Allo stesso modo, dichiarare che “il Napoli non retrocederà mai perché lui tramite Capitalia ha
fatto avere a Corbelli 32 milioni di Euro. Se va in C come fa a riprenderli?”, costituisce una
gravissima forma di denigrazione, adombrando dubbi sulla regolarità e sulla correttezza dello
svolgimento dei campionati.
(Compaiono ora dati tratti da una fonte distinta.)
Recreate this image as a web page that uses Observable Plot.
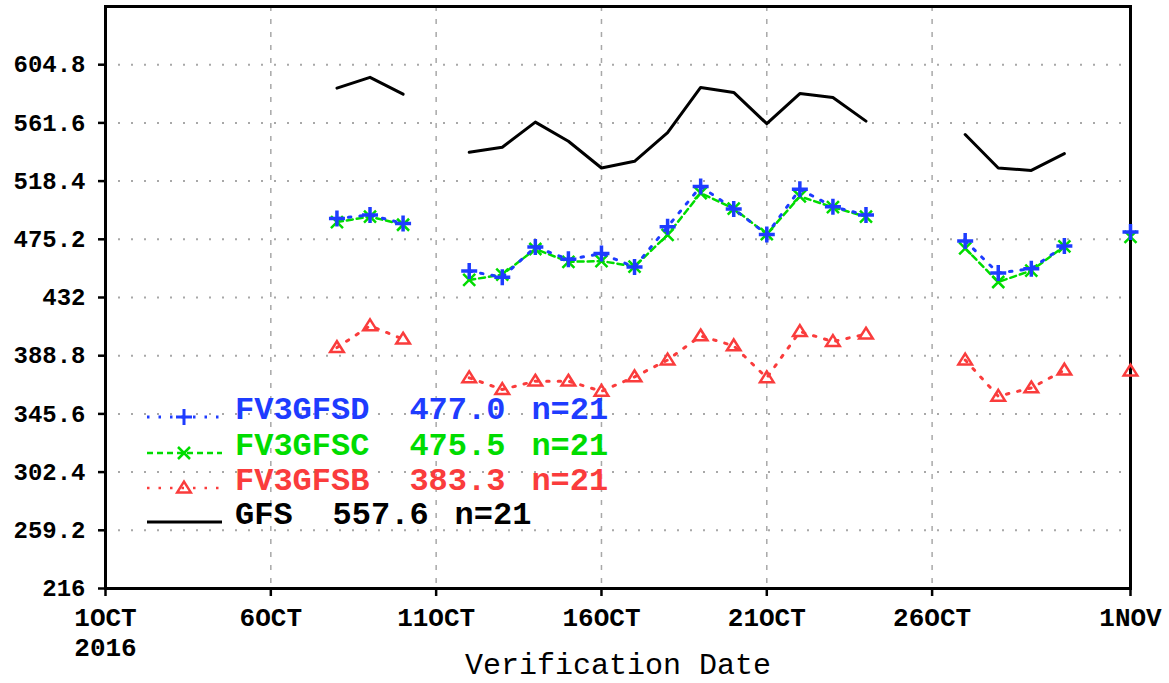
<!DOCTYPE html>
<html><head><meta charset="utf-8">
<script src="https://cdn.jsdelivr.net/npm/d3@7"></script>
<script src="https://cdn.jsdelivr.net/npm/@observablehq/plot@0.6"></script>
<style>
body{margin:0;background:#fff;}
#chart svg{display:block;}
</style>
</head><body><div id="chart"></div>
<script>
// ---- data ----
const days = ["2016-10-08","2016-10-09","2016-10-10","2016-10-11","2016-10-12","2016-10-13","2016-10-14",
  "2016-10-15","2016-10-16","2016-10-17","2016-10-18","2016-10-19","2016-10-20","2016-10-21","2016-10-22",
  "2016-10-23","2016-10-24","2016-10-25","2016-10-26","2016-10-27","2016-10-28","2016-10-29","2016-10-30",
  "2016-10-31","2016-11-01"];
const gfs  = [587.4,595.4,582.9,null,539.8,543.5,562.2,548.0,528.1,533.1,554.3,587.9,584.2,561.0,583.4,580.4,562.9,null,null,553.0,528.1,526.3,538.8,null,529.0];
const fv3d = [490.7,493.2,487.0,null,451.6,447.1,469.5,460.3,464.6,454.6,484.5,514.4,497.7,478.8,512.4,499.4,493.2,null,null,474.0,450.1,453.4,470.3,null,480.7];
const fv3c = [488.0,492.0,486.0,null,445.0,449.0,468.0,458.5,459.0,455.0,478.5,509.5,498.0,479.0,507.0,499.0,492.0,null,null,468.5,443.5,452.0,470.0,null,477.0];
const fv3b = [394.8,411.0,401.1,null,372.4,363.7,369.9,369.9,362.4,373.1,385.6,403.5,396.1,372.4,406.7,399.3,404.8,null,null,385.6,358.7,364.9,378.1,null,377.4];

const seriesNames = ["FV3GFSD","FV3GFSC","FV3GFSB","GFS"];
const seriesMeans = ["477.0","475.5","383.3","557.6"];
const seriesCounts = ["n=21","n=21","n=21","n=21"];

const xTickDates = ["2016-10-01","2016-10-06","2016-10-11","2016-10-16","2016-10-21","2016-10-26","2016-11-01"];
const xTickLabels = ["1OCT\n2016","6OCT","11OCT","16OCT","21OCT","26OCT","1NOV"];
const yTicks = [216,259.2,302.4,345.6,388.8,432,475.2,518.4,561.6,604.8];
const yTickLabels = ["216","259.2","302.4","345.6","388.8","432","475.2","518.4","561.6","604.8"];
const xLabel = "Verification Date";

// ---- styles ----
const colors = {d:"#1e3cff", c:"#00dc00", b:"#fa3c3c", g:"#000000"};
const FONT = "'Liberation Mono', 'DejaVu Sans Mono', monospace";

const symPlus = {draw(ctx, size){const r=Math.sqrt(size/Math.PI); ctx.moveTo(-r,0);ctx.lineTo(r,0);ctx.moveTo(0,-r);ctx.lineTo(0,r);}};
const symTimes = {draw(ctx, size){const r=Math.sqrt(size/Math.PI)*0.75; ctx.moveTo(-r,-r);ctx.lineTo(r,r);ctx.moveTo(-r,r);ctx.lineTo(r,-r);}};
const symTri = {draw(ctx, size){const r=Math.sqrt(size/Math.PI); ctx.moveTo(0,-r*0.8);ctx.lineTo(r*0.85,r*0.55);ctx.lineTo(-r*0.85,r*0.55);ctx.closePath();}};

const parse = s => new Date(s + "T00:00:00Z");
const rows = days.map((d,i)=>({date:parse(d), g:gfs[i], d:fv3d[i], c:fv3c[i], b:fv3b[i]}));
const def = k => rows.filter(r => r[k] != null);
const xTicks = xTickDates.map(parse);

const plot = Plot.plot({
  width: 1169, height: 683,
  marginLeft: 105, marginRight: 39, marginTop: 6, marginBottom: 95,
  style: {fontFamily: FONT, background: "#fff", overflow: "visible"},
  x: {type: "utc", domain: [parse("2016-10-01"), parse("2016-11-01")]},
  y: {domain: [216, 648]},
  marks: [
    Plot.gridY(yTicks, {stroke: "#a8a8a8", strokeOpacity: 1, strokeWidth: 2, strokeDasharray: "2,11"}),
    Plot.gridX(xTicks, {stroke: "#a8a8a8", strokeOpacity: 1, strokeWidth: 1.5, strokeDasharray: "5,8"}),
    Plot.axisY(yTicks, {tickSize: 7, tickPadding: 13, tickFormat: (d,i) => yTickLabels[i],
      fontSize: 24, fontWeight: "bold", fill: "#000", strokeWidth: 2.5, label: null}),
    Plot.axisX(xTicks, {tickSize: 8, tickPadding: 8, tickFormat: (d,i) => xTickLabels[i],
      fontSize: 26, fontWeight: "bold", strokeWidth: 2.5, label: null, lineHeight: 1.15}),
    Plot.text([xLabel], {frameAnchor: "bottom", dy: 76, fontSize: 30, fill: "#000", textAnchor: "middle", lineAnchor: "middle"}),
    Plot.frame({stroke: "#000", strokeWidth: 3}),
    Plot.line(rows, {x: "date", y: "g", stroke: colors.g, strokeWidth: 3}),
    Plot.line(rows, {x: "date", y: "b", stroke: colors.b, strokeWidth: 3, strokeDasharray: "2.5,9"}),
    Plot.dot(def("b"), {x: "date", y: "b", symbol: symTri, r: 8, fill: "none", stroke: colors.b, strokeWidth: 2.5}),
    Plot.line(rows, {x: "date", y: "c", stroke: colors.c, strokeWidth: 2.5, strokeDasharray: "6,4"}),
    Plot.dot(def("c"), {x: "date", y: "c", symbol: symTimes, r: 8, fill: "none", stroke: colors.c, strokeWidth: 2.5}),
    Plot.line(rows, {x: "date", y: "d", stroke: colors.d, strokeWidth: 3, strokeDasharray: "2.5,9"}),
    Plot.dot(def("d"), {x: "date", y: "d", symbol: symPlus, r: 8, fill: "none", stroke: colors.d, strokeWidth: 3.5})
  ]
});
document.getElementById("chart").appendChild(plot);

// ---- legend (drawn into the same svg) ----
const svg = d3.select(plot);
const lg = svg.append("g").attr("font-family", FONT).attr("font-weight", "bold")
  .attr("font-size", 32).attr("text-anchor", "start");
const legendItems = [
  {name: seriesNames[0], mean: seriesMeans[0], n: seriesCounts[0], color: colors.d, dash: "2.5,9", sym: symPlus, sw: 3},
  {name: seriesNames[1], mean: seriesMeans[1], n: seriesCounts[1], color: colors.c, dash: "6,4", sym: symTimes, sw: 2.5},
  {name: seriesNames[2], mean: seriesMeans[2], n: seriesCounts[2], color: colors.b, dash: "2.5,9", sym: symTri, sw: 2.5},
  {name: seriesNames[3], mean: seriesMeans[3], n: seriesCounts[3], color: colors.g, dash: null, sym: null, sw: 3}
];
const rowY = [408, 444, 479, 513];
legendItems.forEach((it, i) => {
  const ty = rowY[i], ly = ty + 9;
  lg.append("line").attr("x1", 147).attr("x2", 222).attr("y1", ly).attr("y2", ly)
    .attr("stroke", it.color).attr("stroke-width", it.sw).attr("stroke-dasharray", it.dash);
  if (it.sym) {
    lg.append("path").attr("d", d3.symbol(it.sym, Math.PI*64)()).attr("transform", `translate(184,${ly})`)
      .attr("fill", "none").attr("stroke", it.color).attr("stroke-width", it.sw);
  }
  const nameW = it.name.length * 19.2;
  lg.append("text").attr("x", 235).attr("y", ty).attr("dy", "0.35em").attr("fill", it.color).text(it.name);
  const mx = 235 + nameW + 40;
  lg.append("text").attr("x", mx).attr("y", ty).attr("dy", "0.35em").attr("fill", it.color).text(it.mean);
  lg.append("text").attr("x", mx + 5*19.2 + 26).attr("y", ty).attr("dy", "0.35em").attr("fill", it.color).text(it.n);
});
</script>
</body></html>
Preziosi insinua addirittura una premeditazione da parte di soggetti
che operano nell’ambito dell’Organizzazione federale (in particolare, il Presidente Federale), i
quali opererebbero per manovrare l’intero sistema calcistico a fini personali.
Deve pertanto affermarsi la responsabilità del Preziosi e della Società di appartenenza Como
Calcio per entrambe le violazioni contestate.
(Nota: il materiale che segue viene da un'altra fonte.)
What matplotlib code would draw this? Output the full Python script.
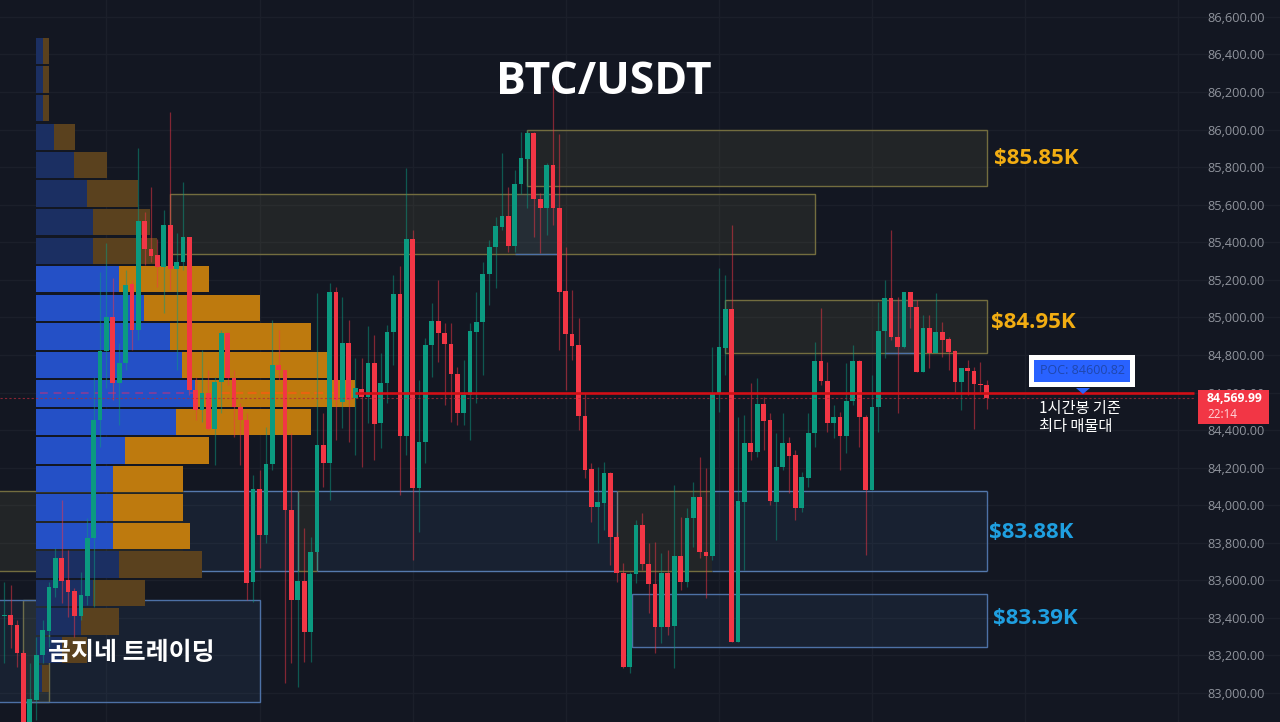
"""
BTC/USDT 1h candles with volume profile and supply / demand zones
"""
import matplotlib
matplotlib.use("Agg")
import matplotlib.pyplot as plt
from matplotlib.patches import Polygon, Rectangle

opens = [83410, 83415, 83362, 83213, 82813, 82963, 83202, 83330, 83559, 83719,
         83601, 83543, 83410, 83516, 83825, 84454, 84821, 85002, 84651, 84757,
         85178, 84933, 85513, 85364, 85332, 85268, 85492, 85258, 85295, 85428,
         84613, 84507, 84597, 84406, 84656, 84917, 84677, 84523, 84454, 83591,
         84086, 83841, 84219, 84746, 84720, 83974, 83495, 83596, 83325, 83751,
         84320, 84225, 85135, 84549, 84864, 84571, 84619, 84576, 84757, 84437,
         84651, 84922, 85124, 84368, 85417, 84091, 84336, 84853, 84981, 84917,
         84858, 84698, 84491, 84587, 84922, 84975, 85231, 85375, 85481, 85540,
         85380, 85710, 85843, 85982, 85630, 85582, 85811, 85582, 85140, 84911,
         84853, 84475, 84193, 83990, 84012, 84171, 83830, 83639, 83138, 83633,
         83894, 83687, 83580, 83351, 83639, 83357, 83729, 83591, 83932, 84044,
         83751, 83729, 84597, 84837, 85045, 83271, 84017, 84331, 84283, 84539,
         84454, 84017, 84203, 84331, 84267, 83985, 84145, 84384, 84768, 84661,
         84437, 84469, 84368, 84555, 84768, 84469, 84081, 84523, 84927, 85103,
         84896, 84842, 85135, 85055, 84709, 84943, 84810, 84922, 84885, 84821,
         84656, 84730, 84714, 84645, 84640]
highs = [83591, 83575, 83389, 83229, 83160, 83298, 83389, 83591, 83772, 84027,
         83761, 83559, 83644, 83932, 84682, 85242, 85396, 85210, 84864, 85252,
         85199, 85902, 85561, 85694, 85417, 85572, 86094, 85449, 85721, 85428,
         84682, 84826, 84720, 84682, 84933, 84922, 84720, 84544, 84491, 84161,
         84187, 84416, 84986, 84933, 84720, 84384, 84065, 83878, 83830, 85130,
         84491, 85183, 85162, 85108, 84986, 84784, 84784, 84954, 84906, 84810,
         84959, 85226, 85274, 85795, 85465, 84667, 84890, 85077, 85199, 84970,
         84970, 84736, 84773, 84970, 85135, 85295, 85412, 85534, 85875, 85694,
         85785, 85987, 85998, 85987, 85662, 85822, 86237, 85976, 85375, 85146,
         84997, 84597, 84225, 84203, 84230, 84177, 83857, 83692, 83644, 83921,
         83958, 83798, 83804, 83745, 83761, 84107, 83937, 83985, 84123, 84257,
         84198, 84842, 85263, 85226, 85492, 84469, 84480, 84651, 84677, 84576,
         84491, 84384, 84491, 84363, 84294, 84177, 84491, 84869, 85050, 84762,
         84533, 84496, 84757, 84853, 84773, 84480, 84693, 85082, 85199, 85465,
         85108, 85135, 85135, 85093, 85013, 85013, 85130, 84975, 84896, 84826,
         84730, 84773, 84736, 84762, 84667]
lows = [83160, 83239, 83138, 82776, 82776, 82856, 83160, 83245, 83511, 83479,
        83405, 83298, 83389, 83468, 83458, 84310, 84624, 84560, 84427, 84720,
        84826, 84880, 85279, 85295, 85162, 85023, 85146, 84720, 85252, 84587,
        84454, 84443, 84400, 84214, 84491, 84640, 84363, 84214, 83495, 83484,
        83665, 83798, 84187, 84667, 83053, 83160, 83032, 83165, 83165, 83655,
        84097, 84027, 84347, 84411, 84336, 84267, 84203, 84437, 84241, 84304,
        84544, 84746, 84054, 84267, 83708, 83857, 84225, 84682, 84762, 84533,
        84443, 84427, 84427, 84347, 84544, 84693, 85066, 85156, 85465, 85348,
        85348, 85657, 85582, 85428, 85343, 85439, 85492, 84826, 84613, 84773,
        84400, 84145, 83910, 83798, 83868, 83681, 83591, 83133, 83106, 83586,
        83655, 83426, 83213, 83266, 83309, 83133, 83548, 83564, 83777, 83719,
        83506, 83708, 84496, 84693, 83271, 83271, 83655, 84241, 84256, 84294,
        84001, 83815, 84187, 84065, 83921, 83964, 84097, 84310, 84640, 84390,
        84358, 84187, 84278, 84533, 84310, 83735, 84081, 84390, 84784, 84880,
        84491, 84837, 84943, 84709, 84709, 84730, 84810, 84789, 84720, 84597,
        84507, 84587, 84406, 84603, 84512]
closes = [83415, 83362, 83213, 82803, 82968, 83202, 83335, 83564, 83719, 83596,
          83538, 83410, 83522, 83825, 84454, 84821, 85002, 84651, 84757, 85172,
          84933, 85513, 85364, 85327, 85268, 85492, 85258, 85295, 85428, 84613,
          84507, 84597, 84406, 84656, 84917, 84677, 84523, 84454, 83586, 84086,
          83841, 84219, 84746, 84720, 83974, 83495, 83596, 83325, 83751, 84320,
          84225, 85135, 84560, 84864, 84560, 84624, 84576, 84757, 84432, 84651,
          84922, 85124, 84368, 85417, 84091, 84336, 84853, 84981, 84917, 84858,
          84698, 84491, 84587, 84927, 84975, 85231, 85375, 85487, 85540, 85380,
          85710, 85849, 85982, 85630, 85582, 85811, 85582, 85135, 84911, 84848,
          84475, 84187, 83990, 84017, 84171, 83830, 83639, 83138, 83633, 83894,
          83687, 83580, 83351, 83639, 83351, 83729, 83591, 83932, 84044, 83751,
          83729, 84597, 84842, 85045, 83271, 84022, 84331, 84283, 84539, 84448,
          84022, 84203, 84331, 84262, 83985, 84150, 84384, 84768, 84661, 84437,
          84469, 84368, 84555, 84768, 84469, 84081, 84523, 84927, 85103, 84896,
          84842, 85135, 85055, 84709, 84943, 84810, 84922, 84880, 84816, 84656,
          84730, 84714, 84645, 84640, 84570]

# volume profile, one row per price bucket
bucket_prices = [86418, 86266, 86114, 85962, 85810, 85659, 85507, 85355, 85203,
                 85051, 84899, 84747, 84595, 84444, 84292, 84140, 83988, 83836,
                 83684, 83532, 83381, 83229, 83077]
buy_volume = [7, 7, 7, 18, 38, 51, 57, 57, 83, 108, 134, 146, 159, 140, 89, 77,
              77, 77, 83, 57, 45, 26, 6]
sell_volume = [6, 6, 6, 21, 33, 51, 57, 64, 90, 116, 141, 146, 160, 135, 84, 70,
               70, 77, 83, 52, 38, 25, 7]
value_area = range(8, 18)

# boxed zones: candle index left / right, price top / bottom
yellow_left = [82, 26, 113, 3]
yellow_right = [154, 127, 154, 7]
yellow_top = [85998, 85657, 85093, 83495]
yellow_bottom = [85700, 85337, 84810, 82953]

blue_left = [98.4, -3]
blue_right = [154, 40]
blue_top = [83527, 83495]
blue_bottom = [83245, 82953]

# the 83.88K band changes colour along its length
band_top = 84075
band_bottom = 83650
band_yellow_left = [-3, 46, 96]
band_yellow_right = [28, 49, 111]
band_blue_left = [28, 49, 111]
band_blue_right = [46, 96, 154]

# blue tint inside the yellow boxes
tint_left = [80, 138]
tint_right = [87, 143]
tint_top = [85657, 85093]
tint_bottom = [85337, 84810]

price_ticks = list(range(83000, 86601, 200))
time_ticks = [16, 40, 64, 88, 112, 136, 160, 184]
poc_line = 84595
last_price = 84569.99

BG = "#131722"
GRID = "#1b1f2a"
UP = "#0b9a80"
DOWN = "#f23645"
YELLOW_FILL = (0.55, 0.53, 0.30, 0.13)
YELLOW_EDGE = "#736d3f"
BLUE_FILL = (0.25, 0.42, 0.62, 0.12)
BLUE_EDGE = "#4d71a6"
KR_FONT = ["Noto Sans CJK KR", "DejaVu Sans"]

fig = plt.figure(figsize=(12.8, 7.22), dpi=100, facecolor=BG)
ax = fig.add_axes([0, 0, 1, 1], facecolor=BG)
ax.set_xlim(-0.674, 199.95)
ax.set_ylim(82845.6, 86690)

# grid and price scale
ax.set_xticks(time_ticks)
ax.set_yticks(price_ticks)
ax.set_yticklabels([f"{p:,.2f}" for p in price_ticks], fontfamily="Open Sans", fontsize=9.2, color="#8f939c")
ax.grid(True, color=GRID, lw=1)
ax.set_axisbelow(True)
ax.tick_params(axis="y", left=False, right=False, labelleft=False, labelright=True, length=0, pad=-52.5)
ax.tick_params(axis="x", bottom=False, labelbottom=False)
for side in ax.spines.values():
    side.set_visible(False)

# zones
for l, r, t, b in zip(yellow_left, yellow_right, yellow_top, yellow_bottom):
    ax.add_patch(Rectangle((l, b), r - l, t - b, facecolor=YELLOW_FILL, edgecolor=YELLOW_EDGE, lw=1, zorder=1))
for l, r, t, b in zip(blue_left, blue_right, blue_top, blue_bottom):
    ax.add_patch(Rectangle((l, b), r - l, t - b, facecolor=BLUE_FILL, edgecolor=BLUE_EDGE, lw=1, zorder=1))
for l, r, t, b in zip(tint_left, tint_right, tint_top, tint_bottom):
    ax.add_patch(Rectangle((l, b), r - l, t - b, facecolor=BLUE_FILL, edgecolor="none", zorder=1))
    ax.hlines(b, l, r, color=BLUE_EDGE, lw=1, zorder=1)

for l, r in zip(band_yellow_left, band_yellow_right):
    ax.add_patch(Rectangle((l, band_bottom), r - l, band_top - band_bottom, facecolor=YELLOW_FILL,
                           edgecolor="none", zorder=1))
    ax.hlines([band_top, band_bottom], l, r, color=YELLOW_EDGE, lw=1, zorder=1)
for l, r in zip(band_blue_left, band_blue_right):
    ax.add_patch(Rectangle((l, band_bottom), r - l, band_top - band_bottom, facecolor=BLUE_FILL,
                           edgecolor="none", zorder=1))
    ax.hlines([band_top, band_bottom], l, r, color="#5579ad", lw=1, zorder=1)
ax.vlines([46, 49, 96], band_bottom, band_top, color="#6f7378", lw=1, zorder=1)
ax.vlines(154, band_bottom, band_top, color=BLUE_EDGE, lw=1, zorder=1)

# volume profile sits on its own x scale, 0 at the left edge of the bars
profile = fig.add_axes([0, 0, 1, 1], facecolor="none")
profile.set_xlim(-36, 1244)
profile.set_ylim(ax.get_ylim())
profile.axis("off")
for i, price in enumerate(bucket_prices):
    strong = i in value_area
    profile.barh(price, buy_volume[i], height=140, color="#2450c6" if strong else "#1b2f62", zorder=2)
    profile.barh(price, sell_volume[i], left=buy_volume[i], height=140,
                 color="#be7a0e" if strong else "#5a411e", zorder=2)
profile.hlines(poc_line, 4, buy_volume[12], color="#7a3f9e", lw=1.4, ls=(0, (4, 3)), zorder=3)
profile.hlines(poc_line, 185, 319, color="#e8650f", lw=1.6, ls=(0, (4, 2)), zorder=3)

# candles go above the profile
candles = fig.add_axes([0, 0, 1, 1], facecolor="none")
candles.set_xlim(ax.get_xlim())
candles.set_ylim(ax.get_ylim())
candles.axis("off")
for i in range(len(opens)):
    colour = UP if closes[i] >= opens[i] else DOWN
    candles.vlines(i, lows[i], highs[i], color=colour, lw=0.9, alpha=0.5, zorder=3)
    candles.bar(i, abs(closes[i] - opens[i]), bottom=min(opens[i], closes[i]), width=0.74,
                color=colour, zorder=4)

candles.hlines(poc_line, 55, 186.5, color="#d20f16", lw=1.9, zorder=5)
candles.hlines(last_price, -0.674, 186.5, color="#b02a3a", lw=0.8, ls=(0, (2, 2)), alpha=0.75, zorder=5)

# annotations are placed in screen pixels
over = fig.add_axes([0, 0, 1, 1], facecolor="none")
over.set_xlim(0, 1280)
over.set_ylim(722, 0)
over.axis("off")

over.text(604, 82, "BTC/USDT", color="white", fontsize=32, fontweight="bold", fontfamily="Open Sans",
          ha="center", va="center")
over.text(131, 653, "곰지네 트레이딩", color="white", fontsize=18, fontweight="bold", fontfamily=KR_FONT,
          ha="center", va="center")

zone_labels = ["$85.85K", "$84.95K", "$83.88K", "$83.39K"]
zone_label_x = [994, 991, 989, 993]
zone_label_y = [158, 323, 533, 618]
zone_label_colors = ["#f2ad12", "#f2ad12", "#1f9fe0", "#1f9fe0"]
for label, x, y, c in zip(zone_labels, zone_label_x, zone_label_y, zone_label_colors):
    over.text(x, y, label, color=c, fontsize=16, fontweight="bold", fontfamily="Open Sans", va="center")

# POC callout
over.add_patch(Rectangle((1029, 355), 106, 32, facecolor="white", edgecolor="none"))
over.add_patch(Rectangle((1034, 360), 96, 22, facecolor="#2962ff", edgecolor="none"))
over.add_patch(Polygon([(1076, 388), (1090, 388), (1083, 394)], facecolor="#2962ff", edgecolor="none"))
over.text(1082, 371, "POC: 84600.82", color="#1f47ad", fontsize=9, fontfamily="Open Sans", ha="center", va="center")
over.text(1039, 408, "1시간봉 기준", color="white", fontsize=11, fontweight="medium", fontfamily=KR_FONT, va="center")
over.text(1039, 427, "최다 매물대", color="white", fontsize=11, fontweight="medium", fontfamily=KR_FONT, va="center")

# last price tag
over.add_patch(Rectangle((1198, 390), 71, 34, facecolor=DOWN, edgecolor="none"))
over.text(1207, 398.5, f"{last_price:,.2f}", color="white", fontsize=8.8, fontweight="bold",
          fontfamily="Open Sans", va="center")
over.text(1207, 414, "22:14", color="#ffd5d9", fontsize=8.4, fontfamily="Open Sans", va="center")

fig.savefig("out.png", dpi=100, facecolor=BG)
Relativamente all’invocata continuazione, va precisato che tale istituto è estraneo all’ordinamento
sportivo, né è consentito a questa Commissione di mutuarne l’applicazione dal codice penale
(ove peraltro è configurato come istituto di natura eccezionale, seppure in bonam partem,
nell’ambito dei principi generali che informano il vigente sistema sanzionatorio penale).
Sanzioni eque - tenuto conto della gravità delle dichiarazioni, rese tra l’altro in un momento in cui
Preziosi era già sottoposto a provvedimento di inibizione per analoghi comportamenti
antiregolamentari, della idoneità di tali dichiarazioni a ledere il prestigio, la reputazione e la
credibilità sia di soggetti che operano nell’ambito federale e arbitrale, sia dell’istituzione federale
nel suo complesso, nonché a negare la correttezza dello svolgimento del campionato, tenuto
conto della recidiva - risultano quelle di cui al dispositivo.
Il problema di proporzionalità delle sanzioni disciplinari rispetto a quelle previste dal codice
penale in tema di diffamazione, non sussiste, in considerazione del fatto che queste ultime
prevedono, in alternativa alla pena pecuniaria, la reclusione.
Il dispositivo
Per tali motivi, la Commissione delibera di infliggere a Enrico Preziosi - relativamente al primo
atto di deferimento del 5/5/2003 - la sanzione dell’inibizione a svolgere ogni attività in seno alla
F.I.G.C., a ricoprire cariche federali e a rappresentare la Società in ambito federale per la durata
di giorni 10 (dieci) e la sanzione dell’ammenda di € 8.000,00 per la il Preziosi e per la Soc.
Como Calcio.
La Commissione delibera altresì di infliggere – riguardo al secondo deferimento del 16/5/2003 –
la sanzione dell’inibizione a svolgere ogni attività in seno alla F.I.G.C., a ricoprire cariche federali
e a rappresentare la Società in ambito federale per la durata di un mese, e la sanzione
dell’ammenda di € 15.000,00 per il Preziosi e per la Soc. Como Calcio.